◆ SHORT EXERCISE
Take the lines from the head of the listing through the one bearing "meses_por_periodo = [12, 5]" and copy them exactly, leaving every picture out.

◆ PROVIDED MATERIAL
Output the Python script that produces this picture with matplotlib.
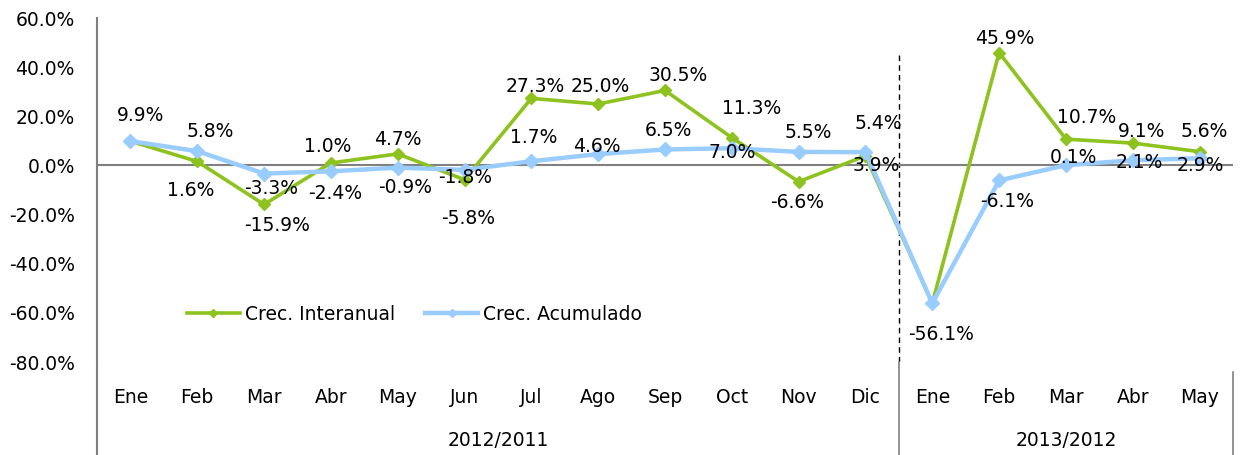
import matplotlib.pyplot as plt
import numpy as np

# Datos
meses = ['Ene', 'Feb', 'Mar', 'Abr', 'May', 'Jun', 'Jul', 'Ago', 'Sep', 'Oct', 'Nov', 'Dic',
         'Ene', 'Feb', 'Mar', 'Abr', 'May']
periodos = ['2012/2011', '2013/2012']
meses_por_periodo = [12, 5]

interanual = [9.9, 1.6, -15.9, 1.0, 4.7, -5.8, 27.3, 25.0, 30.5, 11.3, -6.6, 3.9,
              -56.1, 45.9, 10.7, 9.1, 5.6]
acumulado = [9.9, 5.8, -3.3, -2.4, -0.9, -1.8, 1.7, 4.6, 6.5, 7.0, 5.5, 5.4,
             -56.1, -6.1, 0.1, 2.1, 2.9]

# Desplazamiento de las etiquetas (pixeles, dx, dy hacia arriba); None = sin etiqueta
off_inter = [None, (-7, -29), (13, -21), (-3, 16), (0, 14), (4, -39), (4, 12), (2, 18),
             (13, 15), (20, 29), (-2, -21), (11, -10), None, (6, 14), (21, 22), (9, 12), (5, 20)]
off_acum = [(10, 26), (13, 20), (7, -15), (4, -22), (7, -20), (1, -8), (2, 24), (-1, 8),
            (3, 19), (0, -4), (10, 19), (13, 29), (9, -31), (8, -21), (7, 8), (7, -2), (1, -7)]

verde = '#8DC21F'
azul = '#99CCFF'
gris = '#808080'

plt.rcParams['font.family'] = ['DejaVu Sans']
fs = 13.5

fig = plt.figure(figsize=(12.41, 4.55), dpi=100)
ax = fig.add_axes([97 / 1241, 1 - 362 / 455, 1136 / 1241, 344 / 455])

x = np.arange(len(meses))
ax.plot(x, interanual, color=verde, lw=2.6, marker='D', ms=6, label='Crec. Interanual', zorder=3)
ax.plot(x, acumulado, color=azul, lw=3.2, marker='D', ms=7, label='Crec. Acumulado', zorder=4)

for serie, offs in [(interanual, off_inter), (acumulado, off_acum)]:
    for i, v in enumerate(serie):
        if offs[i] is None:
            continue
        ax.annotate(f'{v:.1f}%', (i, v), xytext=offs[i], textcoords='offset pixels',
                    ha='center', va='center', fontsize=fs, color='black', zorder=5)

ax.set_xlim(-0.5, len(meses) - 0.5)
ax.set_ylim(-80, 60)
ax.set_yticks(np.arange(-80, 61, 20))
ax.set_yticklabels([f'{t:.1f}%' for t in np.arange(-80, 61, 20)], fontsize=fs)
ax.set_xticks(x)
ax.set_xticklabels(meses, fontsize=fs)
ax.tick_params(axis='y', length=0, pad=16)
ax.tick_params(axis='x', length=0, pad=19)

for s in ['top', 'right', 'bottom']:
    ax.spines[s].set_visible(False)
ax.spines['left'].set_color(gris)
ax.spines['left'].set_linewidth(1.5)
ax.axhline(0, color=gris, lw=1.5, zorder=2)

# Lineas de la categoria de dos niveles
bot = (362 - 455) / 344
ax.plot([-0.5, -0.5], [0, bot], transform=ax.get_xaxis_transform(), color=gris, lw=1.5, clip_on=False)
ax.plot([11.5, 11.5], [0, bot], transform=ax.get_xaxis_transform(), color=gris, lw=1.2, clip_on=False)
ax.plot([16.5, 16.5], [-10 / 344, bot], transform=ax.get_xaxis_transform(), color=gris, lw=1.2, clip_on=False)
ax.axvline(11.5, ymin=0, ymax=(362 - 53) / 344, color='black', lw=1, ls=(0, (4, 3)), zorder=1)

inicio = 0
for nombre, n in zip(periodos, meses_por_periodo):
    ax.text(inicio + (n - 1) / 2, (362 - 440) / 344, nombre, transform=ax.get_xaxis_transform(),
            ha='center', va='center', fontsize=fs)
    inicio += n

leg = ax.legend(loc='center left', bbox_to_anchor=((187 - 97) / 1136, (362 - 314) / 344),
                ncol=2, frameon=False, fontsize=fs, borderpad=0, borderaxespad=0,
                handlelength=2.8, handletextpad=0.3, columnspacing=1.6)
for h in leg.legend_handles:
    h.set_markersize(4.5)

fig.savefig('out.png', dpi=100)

◆ SOLUTION TO THE EXERCISE
Output the Python script that produces this picture with matplotlib.
import matplotlib.pyplot as plt
import numpy as np

# Datos
meses = ['Ene', 'Feb', 'Mar', 'Abr', 'May', 'Jun', 'Jul', 'Ago', 'Sep', 'Oct', 'Nov', 'Dic',
         'Ene', 'Feb', 'Mar', 'Abr', 'May']
periodos = ['2012/2011', '2013/2012']
meses_por_periodo = [12, 5]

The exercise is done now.